# Re entering SA with uncomplete documentation



## sinisa (Oct 2, 2013)

Hi, 

i have spent last 2 years in SA on a Life Partners Permit. It expired in July, but i applied for a new one well in advance. The application is still pending and i was told that my old permit status will be valid until my new one is processed. 

Sounds simple BUT then i decided i will visit my home country. i was told that i just need my confirmation of acceptance (paper i was given when i applied) and all will be fine at the SA immigration.

Unfortunately after arriving at my destination i have lost that paper. i am due to return to SA on the 20th of Oct and am very much worried if i will have any issues while trying to reenter SA.
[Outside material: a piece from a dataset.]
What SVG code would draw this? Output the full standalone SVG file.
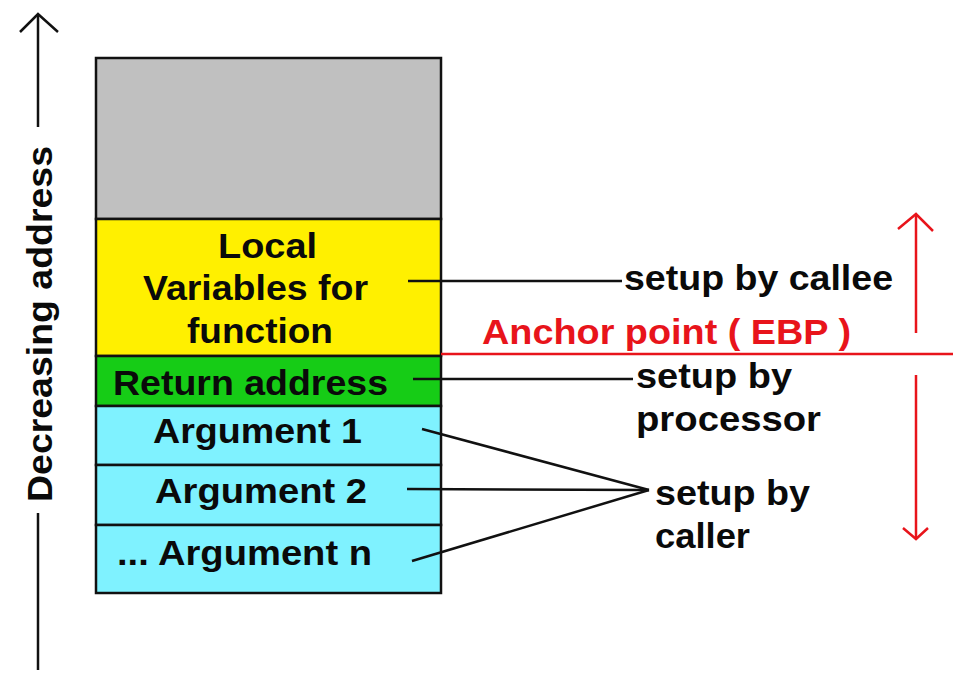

Has anyone encountered a similar situation and can you please advise me on what to do in order to be re admitted back in SA?

Thanks!
Sinisa


----------



## shumifan49 (Sep 18, 2013)

Do you by any chance have the reference number from the piece of paper - that way they should be able to track down the application.
Does Serbia have a RSA embassy/consulate? If so contact them sooner rather than later to see how they can help you. I think it is very risky to arrive without any documentation that is current.


----------



## LegalMan (Dec 26, 2012)

It can definitely cause problems (even with that paper). You should call your nearest embassy immediately and explain this to them.

This is why Home Affairs doesn't want people to leave the country while waiting for permit outcomes (although that in itself is ridiculous).


----------